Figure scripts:
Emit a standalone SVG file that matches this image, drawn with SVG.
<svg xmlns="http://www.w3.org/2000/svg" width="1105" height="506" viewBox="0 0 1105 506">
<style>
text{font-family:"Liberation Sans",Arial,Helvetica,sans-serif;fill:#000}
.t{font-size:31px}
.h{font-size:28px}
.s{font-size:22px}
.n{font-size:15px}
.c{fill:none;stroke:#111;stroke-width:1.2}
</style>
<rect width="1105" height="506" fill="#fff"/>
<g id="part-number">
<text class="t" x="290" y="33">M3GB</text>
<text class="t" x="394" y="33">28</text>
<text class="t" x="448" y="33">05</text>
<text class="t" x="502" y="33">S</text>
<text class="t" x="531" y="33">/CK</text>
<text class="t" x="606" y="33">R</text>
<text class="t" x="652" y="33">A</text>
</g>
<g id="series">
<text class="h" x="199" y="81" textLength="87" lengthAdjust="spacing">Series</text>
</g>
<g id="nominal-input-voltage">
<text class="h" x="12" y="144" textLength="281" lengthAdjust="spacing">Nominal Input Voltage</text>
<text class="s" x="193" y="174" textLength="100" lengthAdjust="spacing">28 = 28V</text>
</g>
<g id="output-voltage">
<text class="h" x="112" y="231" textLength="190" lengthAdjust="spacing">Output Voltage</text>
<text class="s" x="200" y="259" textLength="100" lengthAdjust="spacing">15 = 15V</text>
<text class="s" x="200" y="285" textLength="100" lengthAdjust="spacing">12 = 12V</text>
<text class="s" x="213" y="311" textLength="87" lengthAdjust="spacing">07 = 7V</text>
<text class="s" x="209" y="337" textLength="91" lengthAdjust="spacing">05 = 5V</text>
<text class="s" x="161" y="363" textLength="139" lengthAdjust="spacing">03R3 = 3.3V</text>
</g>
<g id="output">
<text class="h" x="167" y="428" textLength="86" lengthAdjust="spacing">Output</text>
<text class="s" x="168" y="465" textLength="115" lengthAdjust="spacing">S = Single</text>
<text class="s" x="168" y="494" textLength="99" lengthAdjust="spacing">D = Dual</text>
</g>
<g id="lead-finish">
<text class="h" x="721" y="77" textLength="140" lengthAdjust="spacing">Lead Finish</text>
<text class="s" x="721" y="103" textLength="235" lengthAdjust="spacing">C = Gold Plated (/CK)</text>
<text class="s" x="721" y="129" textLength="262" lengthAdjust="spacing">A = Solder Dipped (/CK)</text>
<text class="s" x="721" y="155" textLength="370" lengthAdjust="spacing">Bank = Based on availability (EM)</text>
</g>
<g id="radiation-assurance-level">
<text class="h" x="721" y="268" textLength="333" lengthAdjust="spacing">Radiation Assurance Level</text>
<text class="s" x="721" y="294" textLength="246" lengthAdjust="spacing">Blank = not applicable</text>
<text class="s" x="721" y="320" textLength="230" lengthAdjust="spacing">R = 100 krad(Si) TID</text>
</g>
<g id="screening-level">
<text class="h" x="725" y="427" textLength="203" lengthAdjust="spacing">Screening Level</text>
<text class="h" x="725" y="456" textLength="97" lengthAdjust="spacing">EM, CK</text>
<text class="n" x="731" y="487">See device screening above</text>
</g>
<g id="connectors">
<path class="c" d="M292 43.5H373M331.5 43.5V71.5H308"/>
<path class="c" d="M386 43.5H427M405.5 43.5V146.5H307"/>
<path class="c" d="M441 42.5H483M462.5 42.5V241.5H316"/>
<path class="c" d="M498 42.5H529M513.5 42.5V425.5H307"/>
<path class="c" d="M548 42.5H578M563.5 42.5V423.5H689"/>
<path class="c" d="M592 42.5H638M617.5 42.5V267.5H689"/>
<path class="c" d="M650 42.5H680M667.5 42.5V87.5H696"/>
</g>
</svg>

---

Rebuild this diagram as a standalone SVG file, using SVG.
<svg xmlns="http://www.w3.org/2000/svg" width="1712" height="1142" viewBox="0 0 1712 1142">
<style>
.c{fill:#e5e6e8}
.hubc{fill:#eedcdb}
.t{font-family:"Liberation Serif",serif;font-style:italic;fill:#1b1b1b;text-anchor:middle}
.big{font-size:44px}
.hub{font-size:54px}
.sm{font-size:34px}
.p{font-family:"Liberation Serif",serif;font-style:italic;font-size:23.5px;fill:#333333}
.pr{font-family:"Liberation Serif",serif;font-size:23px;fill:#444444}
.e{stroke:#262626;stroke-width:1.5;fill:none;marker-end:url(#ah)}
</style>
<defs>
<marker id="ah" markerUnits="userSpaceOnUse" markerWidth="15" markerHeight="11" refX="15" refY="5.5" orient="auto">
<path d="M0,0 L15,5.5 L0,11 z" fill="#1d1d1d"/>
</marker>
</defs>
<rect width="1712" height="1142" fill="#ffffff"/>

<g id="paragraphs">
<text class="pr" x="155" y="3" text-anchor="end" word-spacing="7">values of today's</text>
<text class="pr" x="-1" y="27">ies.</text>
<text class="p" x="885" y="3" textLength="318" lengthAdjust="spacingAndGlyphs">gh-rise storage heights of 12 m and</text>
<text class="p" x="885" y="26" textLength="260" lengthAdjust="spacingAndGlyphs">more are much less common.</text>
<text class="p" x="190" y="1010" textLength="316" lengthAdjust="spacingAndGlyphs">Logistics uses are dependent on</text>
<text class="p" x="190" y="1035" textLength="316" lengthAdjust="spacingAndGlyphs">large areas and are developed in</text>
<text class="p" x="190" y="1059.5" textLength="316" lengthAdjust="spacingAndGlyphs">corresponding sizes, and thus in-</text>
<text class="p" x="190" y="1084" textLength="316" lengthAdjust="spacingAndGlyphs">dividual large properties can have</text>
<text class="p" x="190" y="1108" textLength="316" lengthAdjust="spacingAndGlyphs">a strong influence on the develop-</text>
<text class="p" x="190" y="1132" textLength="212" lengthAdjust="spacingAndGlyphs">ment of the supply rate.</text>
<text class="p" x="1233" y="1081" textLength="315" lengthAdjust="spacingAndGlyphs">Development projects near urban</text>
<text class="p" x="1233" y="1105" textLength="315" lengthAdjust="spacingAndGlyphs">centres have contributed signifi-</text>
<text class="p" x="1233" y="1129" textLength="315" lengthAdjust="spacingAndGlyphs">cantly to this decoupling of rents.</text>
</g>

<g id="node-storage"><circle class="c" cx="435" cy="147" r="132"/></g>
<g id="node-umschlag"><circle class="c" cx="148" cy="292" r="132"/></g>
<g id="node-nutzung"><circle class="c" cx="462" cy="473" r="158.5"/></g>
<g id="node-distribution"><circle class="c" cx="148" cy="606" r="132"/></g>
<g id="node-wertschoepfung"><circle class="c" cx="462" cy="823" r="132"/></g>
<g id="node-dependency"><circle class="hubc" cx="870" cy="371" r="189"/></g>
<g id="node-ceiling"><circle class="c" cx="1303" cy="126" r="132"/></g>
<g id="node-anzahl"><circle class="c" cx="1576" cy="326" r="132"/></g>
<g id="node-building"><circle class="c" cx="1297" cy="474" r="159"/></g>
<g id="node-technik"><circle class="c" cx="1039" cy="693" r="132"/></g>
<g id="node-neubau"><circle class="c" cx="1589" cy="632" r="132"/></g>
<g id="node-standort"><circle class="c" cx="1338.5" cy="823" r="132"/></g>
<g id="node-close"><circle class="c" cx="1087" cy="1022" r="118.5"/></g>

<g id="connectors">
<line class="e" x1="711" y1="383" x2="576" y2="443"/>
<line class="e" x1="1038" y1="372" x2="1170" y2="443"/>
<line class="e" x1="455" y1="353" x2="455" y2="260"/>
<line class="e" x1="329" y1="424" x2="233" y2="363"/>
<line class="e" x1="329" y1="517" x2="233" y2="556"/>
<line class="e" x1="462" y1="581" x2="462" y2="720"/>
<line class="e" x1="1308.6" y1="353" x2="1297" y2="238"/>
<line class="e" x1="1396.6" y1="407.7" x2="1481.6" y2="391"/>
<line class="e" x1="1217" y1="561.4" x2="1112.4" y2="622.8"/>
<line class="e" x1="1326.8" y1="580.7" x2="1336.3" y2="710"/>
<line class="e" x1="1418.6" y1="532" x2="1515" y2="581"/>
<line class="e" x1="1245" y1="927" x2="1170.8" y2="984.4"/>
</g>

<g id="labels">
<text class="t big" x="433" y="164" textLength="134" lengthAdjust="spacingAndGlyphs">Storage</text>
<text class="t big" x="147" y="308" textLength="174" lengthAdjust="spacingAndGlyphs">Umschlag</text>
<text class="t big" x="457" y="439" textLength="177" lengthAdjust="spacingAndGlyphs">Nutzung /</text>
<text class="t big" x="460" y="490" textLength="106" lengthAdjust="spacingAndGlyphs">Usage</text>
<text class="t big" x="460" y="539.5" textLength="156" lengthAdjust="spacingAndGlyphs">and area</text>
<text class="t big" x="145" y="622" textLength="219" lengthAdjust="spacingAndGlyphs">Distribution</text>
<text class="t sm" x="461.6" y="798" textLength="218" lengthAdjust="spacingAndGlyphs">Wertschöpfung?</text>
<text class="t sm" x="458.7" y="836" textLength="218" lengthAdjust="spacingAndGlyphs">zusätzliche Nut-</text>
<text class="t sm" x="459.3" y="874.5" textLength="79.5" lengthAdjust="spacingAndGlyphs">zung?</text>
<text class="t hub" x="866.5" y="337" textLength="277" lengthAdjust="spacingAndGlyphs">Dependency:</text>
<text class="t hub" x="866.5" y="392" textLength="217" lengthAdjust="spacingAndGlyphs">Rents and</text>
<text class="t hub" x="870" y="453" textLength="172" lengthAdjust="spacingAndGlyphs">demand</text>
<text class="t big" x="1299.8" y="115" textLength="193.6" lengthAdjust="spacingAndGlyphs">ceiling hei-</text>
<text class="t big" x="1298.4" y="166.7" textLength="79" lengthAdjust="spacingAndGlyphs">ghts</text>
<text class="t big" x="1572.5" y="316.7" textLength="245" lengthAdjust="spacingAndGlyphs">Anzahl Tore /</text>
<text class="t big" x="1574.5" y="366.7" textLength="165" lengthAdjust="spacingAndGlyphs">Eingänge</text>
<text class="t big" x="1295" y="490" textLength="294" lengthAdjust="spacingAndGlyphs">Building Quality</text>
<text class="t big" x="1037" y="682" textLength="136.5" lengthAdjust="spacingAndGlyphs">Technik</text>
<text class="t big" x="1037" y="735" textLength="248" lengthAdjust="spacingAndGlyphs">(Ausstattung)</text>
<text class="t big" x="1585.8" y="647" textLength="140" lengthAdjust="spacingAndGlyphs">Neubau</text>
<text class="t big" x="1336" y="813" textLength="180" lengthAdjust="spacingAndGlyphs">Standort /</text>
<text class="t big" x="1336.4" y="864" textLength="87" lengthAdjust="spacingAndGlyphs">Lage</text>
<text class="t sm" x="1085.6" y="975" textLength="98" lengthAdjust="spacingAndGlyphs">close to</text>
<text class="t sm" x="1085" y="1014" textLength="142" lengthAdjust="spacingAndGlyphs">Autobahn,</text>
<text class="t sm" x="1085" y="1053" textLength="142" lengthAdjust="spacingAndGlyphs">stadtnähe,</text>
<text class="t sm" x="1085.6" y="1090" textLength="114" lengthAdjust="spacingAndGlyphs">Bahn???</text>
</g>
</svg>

§ **DIRECTIVE**: In the records above, locate each line with the word "standalone". Copy all such lines.

§ **CORRECT RESPONSE**:
Emit a standalone SVG file that matches this image, drawn with SVG.
Rebuild this diagram as a standalone SVG file, using SVG.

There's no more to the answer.